Ieri il ministero dell’Istruzione della Repubblica popolare lo ha definito “il più grande gaokao della storia della Cina”: quasi 13 milioni di  candidati si sono sottoposti all’esame, 980 mila in più  rispetto allo scorso anno. 13 milioni di cinesi  che cercano di avvicinarsi a  un numero, il punteggio massimo,  750, in un test che contiene le domande più disparate, nessuna materia esclusa: lingua cinese, geografia, storia,   matematica, politica. Sin da piccoli, scuola e famiglia instillano nei giovani  il tabù del gaokao: più si avvicina il giorno dell’esame, più il carico di yali, di pressione negli aspiranti universitari, è pesante.  Una pressione che riesce a trasparire anche dalle   foto pubblicate ieri dai quotidiani statali, in cui i ragazzi, in divisa scolastica con volti poco sereni, tengono saldi libri e fogli in mano, e i genitori in attesa fuori dai cancelli incoraggiano i figli, un padre con una maglia che riporta la scritta: quanguo, tutto corretto, una madre con un foglio: jiayou, coraggio, metticela tutta.

 

“E’ la prima sfida  che la maggior parte dei cinesi deve affrontare nella propria vita. Non solo mette alla prova le loro conoscenze, ma affina anche la loro forza di volontà e resistenza.  Non è solo un esame, è anche un’esperienza di vita”, ha scritto ieri il tabloid statale Global Times in un editoriale. Ma se   l’avvicinarsi a quel numero a tre cifre rappresenta ancora per molti un’opportunità assoluta in grado di determinare il proprio futuro, molti laureati cinesi oggi dicono: non è più così. I dati del National bureau of statistics (Nbs)  mostrano come il tasso di disoccupazione giovanile in Cina tra i giovani di età compresa tra i 16 e  i 24 anni è passato dal 19,6 per cento di marzo al 20,4 per cento nel mese di aprile, soltanto un cinese su 5 trova occupazione,  ed è un altro record.

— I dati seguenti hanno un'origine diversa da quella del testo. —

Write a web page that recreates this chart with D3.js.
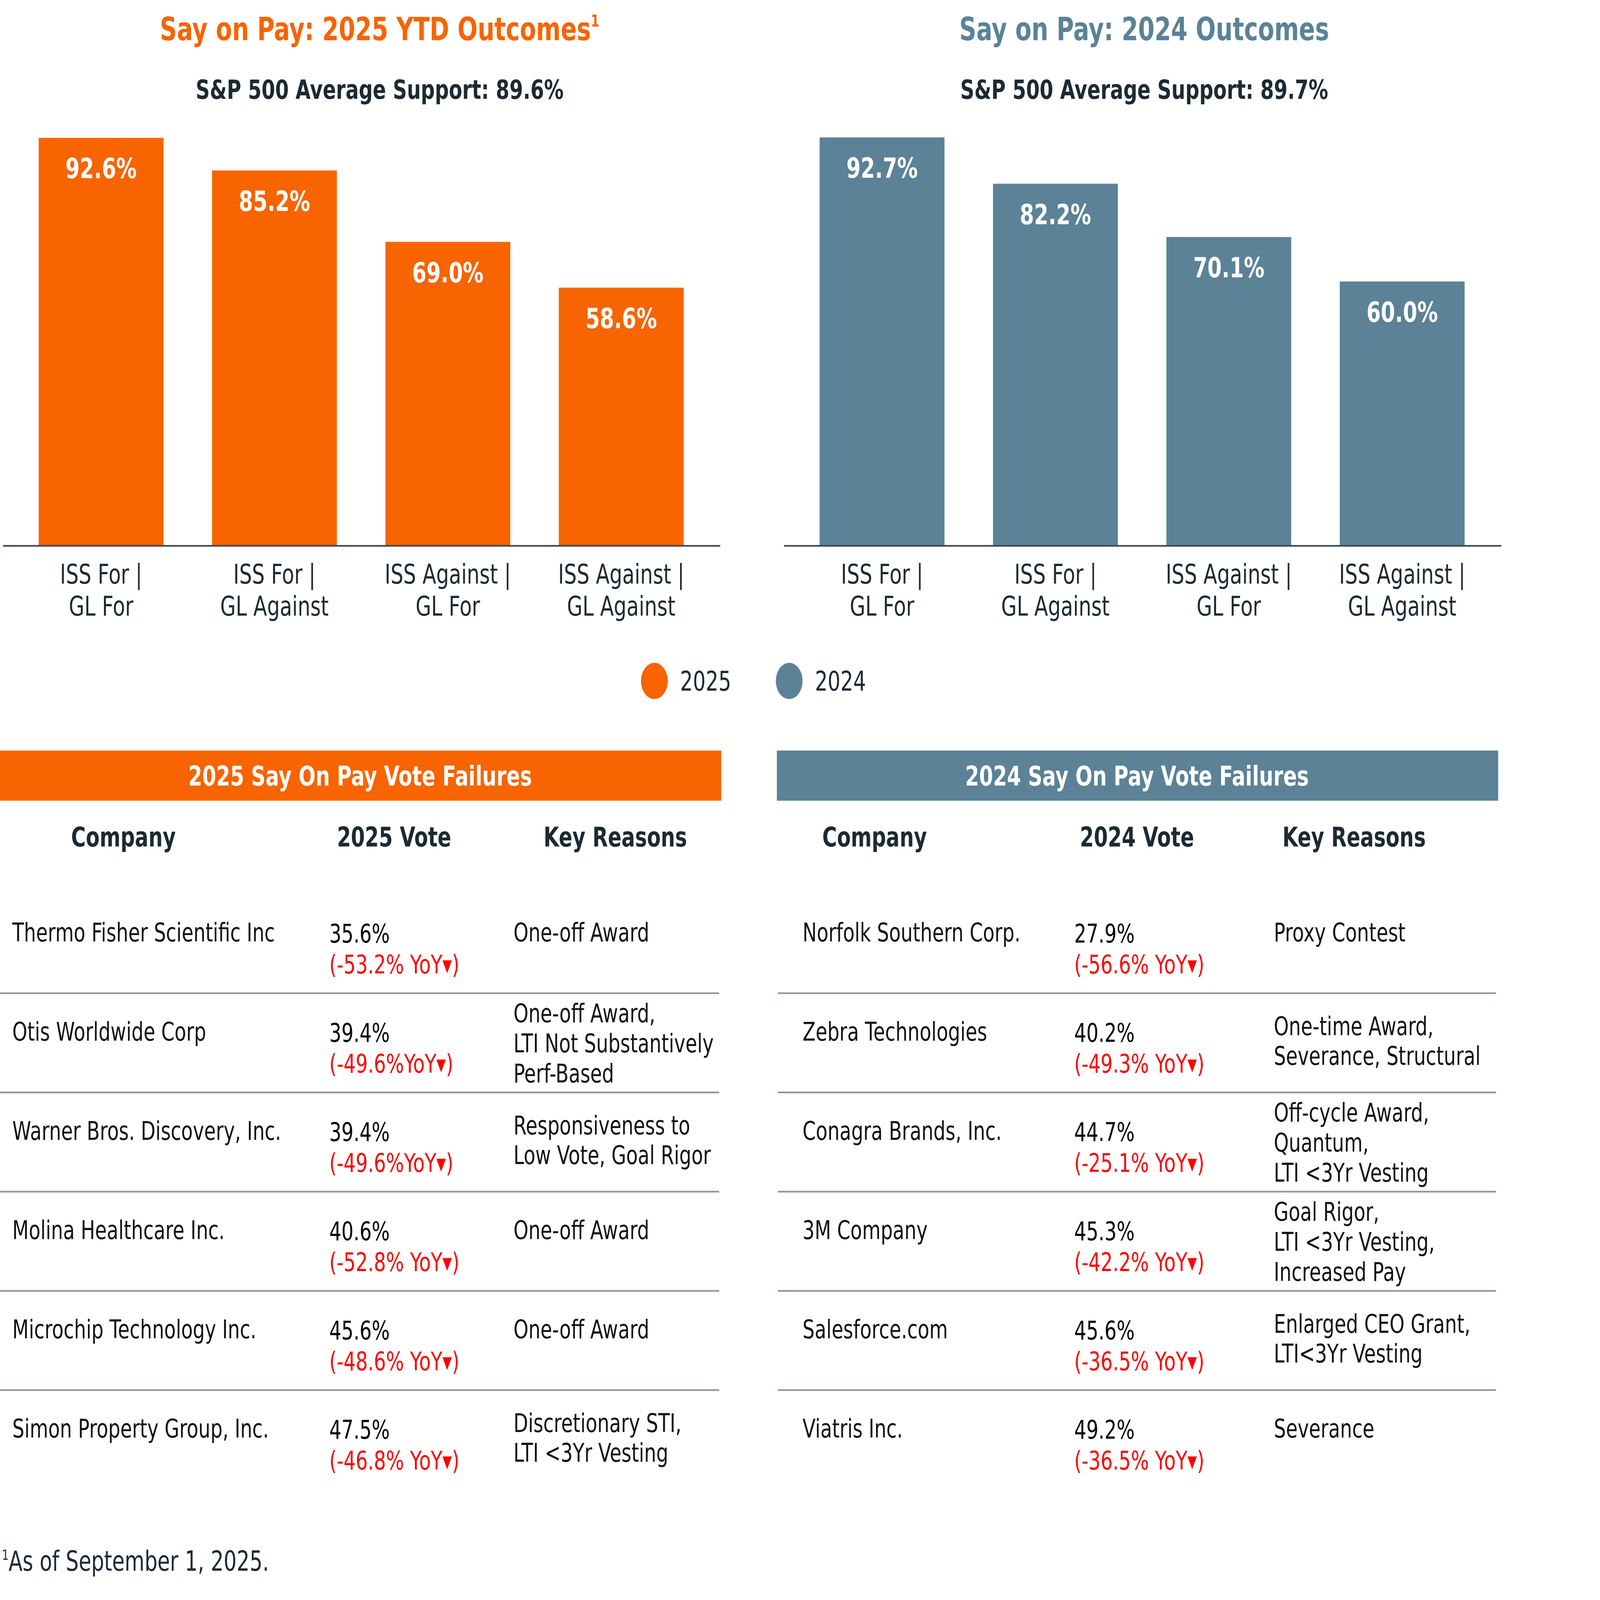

Il paradosso è che secondo le statistiche, i laureati cinesi hanno più probabilità di essere disoccupati rispetto ai  meno istruiti: “Tutti dicono che una laurea è un trampolino di lancio, ma piano piano sto arrivando a rendermi conto che è più simile a un piedistallo da cui non riesco a scendere”, ha scritto un utente cinese su Weibo.        

 

Mentre i laureati aumentano, i posti di lavoro diminuiscono, e anche il Partito comunista cinese negli ultimi tempi ha dovuto ammettere il problema proponendo soluzioni. Le università hanno alzato drasticamente le tasse, e martedì il ministero delle Risorse umane ha annunciato l’inizio di  una campagna “di cento giorni” per “fornire più di dieci milioni di opportunità di lavoro per i laureati”. Molti governi provinciali stanno  incoraggiando i giovani cinesi a lasciare le città per trovare lavoro nelle campagne, con le autorità che cercano di convincerli ad accettare lavori “al di sotto delle loro aspettative” e “rimboccarsi le maniche”, proponendo modelli di laureati che hanno assaporato con piacere l’esperienza di netturbini o di venditori di tofu e patate in campagna. Anche il presidente cinese Xi Jinping nella giornata della gioventù si era espresso in merito al tema della disoccupazione utilizzando un idioma tutto cinese, chi ku, mangiare amaro: i giovani cinesi dovrebbero imparare a sopportare di più come il proprio leader, prendendo esempio dalla sua esperienza di lavoro nelle campagne, un’“esperienza” forzata da Mao durante la Rivoluzione culturale. Ma i giovani cinesi, descritti spesso come tangping, “sdraiati”, hanno mostrato spesso, soprattutto  negli ultimi mesi, di non essere più disposti a mangiare amaro.